«Исповедь» Толстого (и «Так что же нам делать?» – это ведь тоже исповедь) – вещь абсолютно беспрецедентная в истории человеческого духа. Ее ставят обыкновенно (и справедливо) в один ряд с «Исповедями» Августина и Руссо. Но все же одно дело исповеди великих, но только начинающих свой путь людей, и другое – исповедь человека, достигшего немыслимой вершины творчества (ведь позади у Толстого были уже «Война и мир» и «Анна Каренина»). И он, стоя на этой вершине, начинает с себя:
«Так вот какие ответы я нашел для себя на вопрос, что нам делать.
Первое: не лгать перед самим собой, как бы ни далек был мой путь жизни от того истинного пути, который открывает мне разум.
Второе: отречься от сознания своей правоты, своих преимуществ, особенностей перед другими людьми и признать себя виновным».
Невозможно, кажется, выразиться сильнее, глубже, яснее и проще.
Самообман страшнее, опаснее обмана.
Первый шаг к духовной смерти человека – самообман.
Первый шаг к духовному возрождению – одоление самообмана.
Но ведь точно так же думал, говорил, писал Достоевский:
«Не лгать теперь это, знаете, подвиг».
«Лганье перед самим собой у нас еще глубже укоренилось, чем перед другими».
«Лгущий самому себе и собственную свою ложь слушающий, до того доходит, что уж никакой правды ни в себе, ни кругом не различает».
«Всяк об себе сам промышляет и всех веселей тот и живет, кто всех лучше себя сумеет надуть. Ха! ха!..»
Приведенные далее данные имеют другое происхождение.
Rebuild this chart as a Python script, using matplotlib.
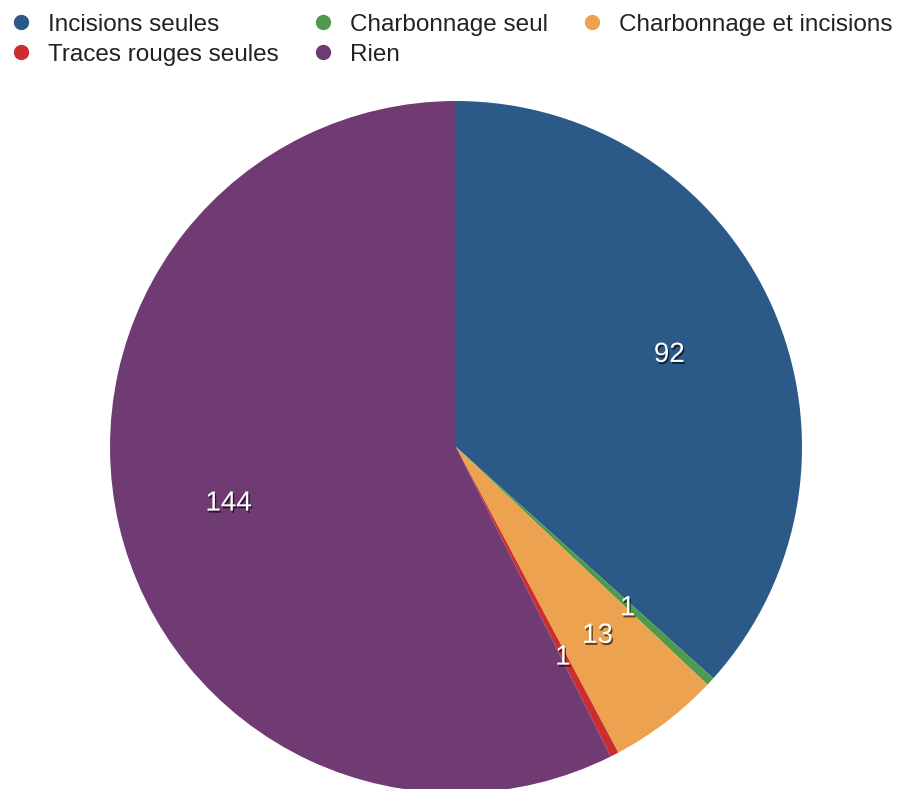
import matplotlib
matplotlib.use('Agg')
from matplotlib import pyplot as plt
from matplotlib.lines import Line2D
import matplotlib.patheffects as pe

# Données du graphique
categories = ['Incisions seules', 'Charbonnage seul', 'Charbonnage et incisions',
              'Traces rouges seules', 'Rien']
values = [92, 1, 13, 1, 144]
colors = ['#2c5a88', '#4f9a4d', '#eca24f', '#cc2e30', '#6f3b72']

plt.rcParams['font.family'] = ['Liberation Sans', 'DejaVu Sans']

fig = plt.figure(figsize=(9.03, 7.89), dpi=100)
W, H = 903, 789
cx, cy, r = 456, 447, 346
ax = fig.add_axes([(cx - r) / W, (H - cy - r) / H, 2 * r / W, 2 * r / H])

wedges, texts = ax.pie(values, colors=colors, startangle=90, counterclock=False,
                       labels=[str(v) for v in values], labeldistance=0.675,
                       wedgeprops=dict(linewidth=0))
for t in texts:
    t.set_color('white')
    t.set_fontsize(20)
    t.set_ha('center')
    t.set_va('center_baseline')
    t.set_path_effects([pe.SimplePatchShadow(offset=(1, -1.5), shadow_rgbFace='black', alpha=0.6),
                        pe.Normal()])
ax.set_xlim(-1, 1)
ax.set_ylim(-1, 1)
ax.set_aspect('auto')

# Légende (remplissage par colonnes dans matplotlib)
order = [0, 3, 1, 4, 2]
handles = [Line2D([], [], marker='o', linestyle='none', markersize=10,
                  markerfacecolor=colors[i], markeredgecolor=colors[i]) for i in order]
labels = [categories[i] for i in order]
leg = fig.legend(handles, labels, ncol=3, loc='upper left', bbox_to_anchor=(-0.001, 0.998),
                 frameon=False, fontsize=17.5, handlelength=0.8, handletextpad=0.71,
                 columnspacing=1.41, labelspacing=0.33, borderpad=0.3, borderaxespad=0.2)
for t in leg.get_texts():
    t.set_color('#222222')

plt.savefig('out.png', dpi=100)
«Крейцерова соната». И здесь изображено, казалось бы, полное, безраздельное торжество самообмана, сделавшее жизнь двух людей сплошной пыткой. Позднышев: «На суде у меня спрашивают, чем, как я убил жену. Дурачье! думают, что я убил ее тогда, ножом, пятого октября. Я не тогда убил ее, а гораздо раньше. Так точно, как они теперь убивают, все, все…» Но все-таки понадобилась (и была неизбежной) окончательная, непоправимая катастрофа, чтобы разом обнажился этот самоубийственный самообман, чтобы стала вдруг очевидной вся эта «пучина заблуждений»: «…у меня открылись глаза, и я видел все совсем в другом свете. Все навыворот, все навыворот! <…> Я начал понимать только тогда, когда увидал ее в гробу. <…> Только тогда, когда я увидал ее мертвое лицо, я понял все, что я сделал (невольно вспомнишь „Кроткую“. – Ю.К.). <…> Одно во мне есть. Я знаю. Да, это верно, что я знаю то, что все не скоро еще узнают. <…> Да, не скоро еще люди узнают то, что я знаю. Много ли железа и какие металлы в солнце и звездах – это скоро узнать можно; а вот то, что обличает наше свинство, – это трудно, ужасно трудно…»
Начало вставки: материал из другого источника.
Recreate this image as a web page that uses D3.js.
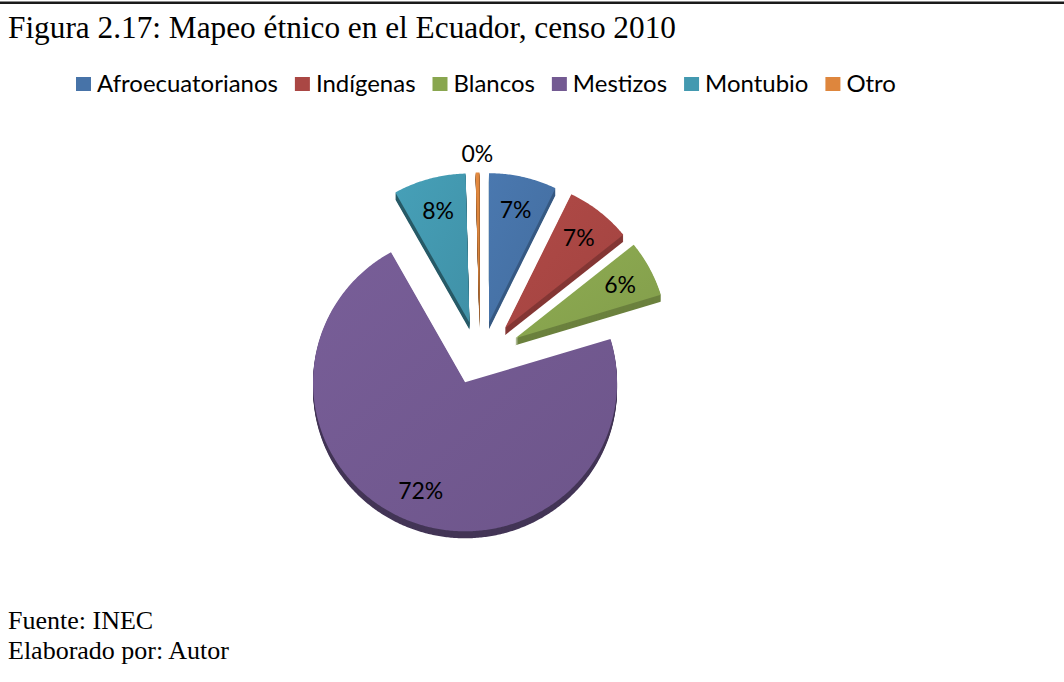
<!DOCTYPE html>
<html>
<head>
<meta charset="utf-8">
<script src="https://cdn.jsdelivr.net/npm/d3@7"></script>
<style>
  html, body { margin: 0; padding: 0; background: #fff; }
  svg { display: block; }
</style>
</head>
<body>
<svg id="chart" width="1064" height="682"></svg>
<script>
// Census 2010 ethnic self-identification shares (percent)
const categories = ["Afroecuatorianos", "Indígenas", "Blancos", "Mestizos", "Montubio", "Otro"];
const values = [7.2, 7.0, 6.1, 71.6, 7.7, 0.4];
const colors = ["#4773A8", "#AA4744", "#89A64F", "#735A92", "#4399B0", "#DE863D"];

const titleText = "Figura 2.17: Mapeo étnico en el Ecuador, censo 2010";
const sourceLines = ["Fuente: INEC", "Elaborado por: Autor"];

const W = 1064, H = 682;
const svg = d3.select("#chart");
const defs = svg.append("defs");

// frame rule across the top
svg.append("rect").attr("x", 0).attr("y", 1.5).attr("width", W).attr("height", 2.5).attr("fill", "#1a1a1a");

// title
svg.append("text")
  .attr("x", 8).attr("y", 38)
  .attr("font-family", "'Liberation Serif', 'Times New Roman', serif")
  .attr("font-size", 31.3)
  .attr("fill", "#000")
  .text(titleText);

// source notes
svg.selectAll("text.src").data(sourceLines).join("text")
  .attr("class", "src")
  .attr("x", 8)
  .attr("y", (d, i) => 629 + i * 30)
  .attr("font-family", "'Liberation Serif', 'Times New Roman', serif")
  .attr("font-size", 26)
  .attr("fill", "#000")
  .text(d => d);

// ---- legend ----
const legendFont = "Lato, 'Open Sans', sans-serif";
const probe = svg.append("text").attr("font-family", legendFont).attr("font-size", 20).text(categories[0]);
const legendSize = 20 * 181 / probe.node().getComputedTextLength();
probe.remove();

const legend = svg.append("g");
let lx = 76;
categories.forEach((c, i) => {
  const g = legend.append("g").attr("transform", `translate(${lx},0)`);
  g.append("rect").attr("x", 0).attr("y", 77).attr("width", 15).attr("height", 14).attr("fill", colors[i]);
  const t = g.append("text")
    .attr("x", 21).attr("y", 92)
    .attr("font-family", legendFont)
    .attr("font-size", legendSize)
    .attr("fill", "#000")
    .text(c);
  lx += 21 + t.node().getComputedTextLength() + 17;
});

// ---- exploded 3D pie ----
const cx = 480, cy = 353;          // pie centre
const rx = 152, ry = 149;          // top-face radii
const explodeX = 40, explodeY = 31.6;
const depth = 7;                   // extrusion thickness
const total = d3.sum(values);

const pie = d3.pie().sort(null).value(d => d);
const arcs = pie(values);

function slicePath(a0, a1) {
  const n = Math.max(2, Math.ceil((a1 - a0) / 0.01));
  const pts = [[0, 0]];
  d3.range(n + 1).forEach(k => {
    const a = a0 + (a1 - a0) * k / n;
    pts.push([rx * Math.sin(a), -ry * Math.cos(a)]);
  });
  return d3.line()(pts) + "Z";
}

const slices = arcs.map((d, i) => {
  const mid = (d.startAngle + d.endAngle) / 2;
  return {
    d, i, mid,
    ox: cx + explodeX * Math.sin(mid),
    oy: cy - explodeY * Math.cos(mid),
    path: slicePath(d.startAngle, d.endAngle)
  };
});

// shading gradients for the top faces
slices.forEach(s => {
  const base = d3.color(colors[s.i]);
  const g = defs.append("linearGradient")
    .attr("id", "grad" + s.i)
    .attr("x1", 0).attr("y1", 0).attr("x2", 1).attr("y2", 1);
  g.append("stop").attr("offset", "0%").attr("stop-color", base.brighter(0.12));
  g.append("stop").attr("offset", "100%").attr("stop-color", base.darker(0.15));
});

const pieG = svg.append("g");

// side walls: stacked copies of each slice shifted downward;
// walls on the left half sit in shadow
slices.forEach(s => {
  const shade = s.mid > Math.PI ? 1.5 : 0.7;
  const side = d3.color(colors[s.i]).darker(shade);
  const g = pieG.append("g").attr("transform", `translate(${s.ox},${s.oy})`);
  d3.range(depth, 0, -1).forEach(k => {
    g.append("path")
      .attr("d", s.path)
      .attr("transform", `translate(0,${k})`)
      .attr("fill", side);
  });
});

// top faces
slices.forEach(s => {
  pieG.append("path")
    .attr("transform", `translate(${s.ox},${s.oy})`)
    .attr("d", s.path)
    .attr("fill", `url(#grad${s.i})`);
});

// percentage labels
const pct = d3.format(".0%");
slices.forEach(s => {
  const share = s.d.value / total;
  const lr = share < 0.01 ? 1.13 : 0.78;
  svg.append("text")
    .attr("x", s.ox + lr * rx * Math.sin(s.mid))
    .attr("y", s.oy - lr * ry * Math.cos(s.mid))
    .attr("text-anchor", "middle")
    .attr("dominant-baseline", "central")
    .attr("font-family", legendFont)
    .attr("font-size", 23)
    .attr("fill", "#000")
    .text(pct(share));
});
</script>
</body>
</html>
«В этом спасенье и казнь человека…» – в самообмане. Спасенье – мнимое, казнь – настоящая.
«Смерть Ивана Ильича». До болезни, вернее, до сознания того, что она значит: «И он мог обманывать себя, пока ничего не волновало его». Но вот пришла болезнь. Сначала ему снова хочется обмануть себя и поверить обману доктора: «Не было вопроса о жизни Ивана Ильича, а был спор между блуждающей почкой и слепой кишкой. И спор этот на глазах Ивана Ильича доктор блестящим образом разрешил в пользу слепой кишки».
Но: «Нельзя было себя обманывать: что-то страшное, новое и такое значительное, чего значительнее никогда в жизни не было с Иваном Ильичем, совершалось в нем. <…> И вдруг ему дело представилось совсем с другой стороны. “Слепая кишка! Почка, – сказал он себе. – Не в слепой кишке, не в почке дело, а в жизни и… смерти. Да, жизнь была и вот уходит, уходит, и я не могу удержать ее. Да. Зачем обманывать себя?”».
Но самое главное и самое страшное было не столько в том, что тот последний самообман не спасал (а разоблачался) от предстоящей неизбежной уже встречи со своей смертью, сколько в том, что и вся прежняя жизнь обнажилась вдруг перед ним как сплошное «не то», как сплошной самообман. «И что дальше, то мертвее. Точно я равномерно шел под гору, воображая, что иду на гору». И постоянный этот самообман был, оказывается, не чем иным, как постоянным же нравственным самоубийством. И точно такие же Иваны Ильичи точно так же продолжают идти под гору, воображая, что идут на гору: «Кроме вызванных этой смертью в каждом соображений о перемещениях и возможных изменениях по службе, могущих последовать от этой смерти, самый факт смерти близкого знакомого вызвал во всех, узнавших про нее, как всегда, чувство радости о том, что умер он, а не я.
“Каково, умер; а я вот нет”, – подумал или почувствовал каждый».